En moins de 48 heures, l’Unité permanente anticorruption (UPAC) a perquisitionné pas moins de huit firmes lavalloises de génie-conseil dans la poursuite d’une vaste enquête sur la corruption municipale et la collusion dans l’octroi des contrats publics, à Laval.
Dans une première vague, les géants Dessau, Cima+, Génivar et Aecom (jadis Gendron Lefebvre/Tecsult) ont occupé près d’une centaine de policiers enquêteurs, qui ont fait irruption à leur bureau respectif sur le coup matinal de 7h, le 6 novembre.
Deux jours plus tard, une cinquantaine de limiers de l’UPAC débarquaient à nouveau à Laval, perquisitionnant cette fois le siège social d’Equiluqs Ingénierie, Filiatrault Mcneil & Associés inc., MLC Associés et Les Consultants BaFa inc.
Chaque fois, l’UPAC a frappé conjointement avec le Bureau de la concurrence sans jamais recourir au soutien du Service de police de Laval.
Gens d’affaires bien connus
Le président d’Equiluqs Ingénierie, Guy Jobin, est avantageusement connu pour avoir présidé, ces dernières années, le conseil d’administration de la Fondation Cité de la Santé. À ce titre, il avait d’ailleurs piloté la campagne majeure de financement, qui a rapporté pas moins de 25 M$.

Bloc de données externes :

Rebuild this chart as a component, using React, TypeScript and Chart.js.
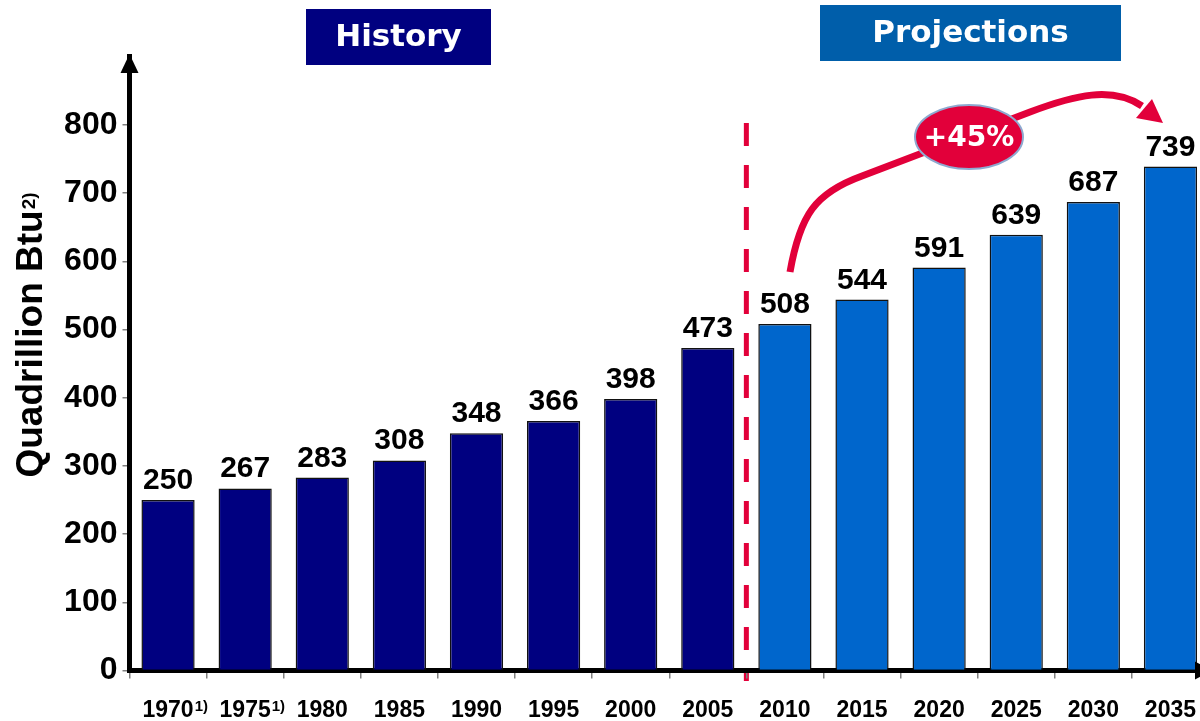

Le PDG de Cima+, Kazimir Olechnowicz, est également très impliqué à Laval, lui qui préside depuis de nombreuses années aux destinées de la Fondation Marcel Vaillancourt, du nom du défunt père du maire de Laval, Gilles Vaillancourt, venant en aide à l’enfance lavalloise.

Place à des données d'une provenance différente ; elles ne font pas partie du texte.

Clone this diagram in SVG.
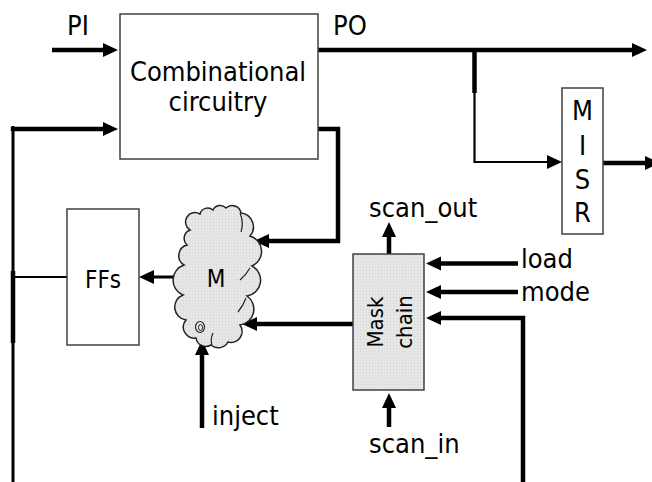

Tout comme M. Olechnowicz, le président et chef de la direction de Dessau, Jean-Pierre Sauriol, appartient aux clubs sélects des Méritas de la Chambre de commerce et d’industrie de Laval et des Amabassadeurs émérites de Tourisme Laval.
Le président de MLC Associés, Robert N. Cloutier, a été quant à lui très impliqué auprès de la communauté d’affaires dans les années 90, alors qu’il fut notamment président de la Chambre de commerce et d’industrie de Laval pour un terme d’un an.
Gilles Vaillancourt
Ces deux dernières frappes s’inscrivent dans la poursuite d’une vaste enquête, dont les premières perquisitions ont été effectuées simultanément le 4 octobre à l’hôtel de ville, à la résidence principale du maire Gilles Vaillancourt et dans deux bureaux administratifs municipaux, dont le Service de l’ingénierie.
Au lendemain des perquisitions à son bureau à l’hôtel de ville et à sa résidence, le maire de Laval se trouvait à nouveau dans la mire de l’UPAC, qui perquisitionnait un condo et un local de rangement dont dispose M. Vaillancourt sur chemin des Cageux, tout près de son domicile.
Le premier magistrat lavallois n’était pas au bout de ses peines, puisque l’escouade anticorruption revenait à la charge le 24 octobre en saisissant, cette fois, le contenu d’une dizaine de coffrets de sûreté qu’il détient dans différentes institutions financières. Le soir même, Gilles Vaillancourt annonçait son retrait temporaire de ses fonctions à la mairie pour des raisons de santé.
Construction
Deux semaines plus tôt, le 11 octobre, l’UPAC avaient visité six entreprises de construction reconnues pour décrocher leur large part de contrats auprès de l’administration Vaillancourt depuis une dizaine d’années.
Construction Louisbourg et Simard Beaudry, Construction Mergad, J. Dufresne Asphalte, Nepcon, Poly-Excavation et Valmont Nadon étaient alors perquisitionnées.
Celles-ci avaient défrayé la manchette en octobre 2009, à la suite d’une enquête du quotidien La Presse, qui révélait qu’un petit groupe de huit entrepreneurs se partageait près de 75 % de la valeur des contrats de voirie et d’infrastructures octroyés par la Ville de Laval.
L’enquête couvrait les soumissions et appels d’offres mis en ligne sur le système électronique du gouvernement du Québec pour la période de 2001 à 2008.
À elles seules, Construction Louisbourg et Simard Beaudry, deux sociétés liées à Tony Accurso, avaient obtenu le quart de la valeur totale des contrats municipaux, soit 97 M$ des 388 M$ compilés.
Le mois dernier, devant la Commission Charbonneau, l’ex-entrepreneur Lino Zambito avait levé le voile sur un système de collusion qui existerait à Laval. Selon ses dires, les entrepreneurs devaient verser un montant équivalent à 2,5 % de la valeur du contrat au maire Vaillancourt.
Par la voix de son attachée de presse, Gilles Vaillancourt avait aussitôt nié les allégations de M. Zambito.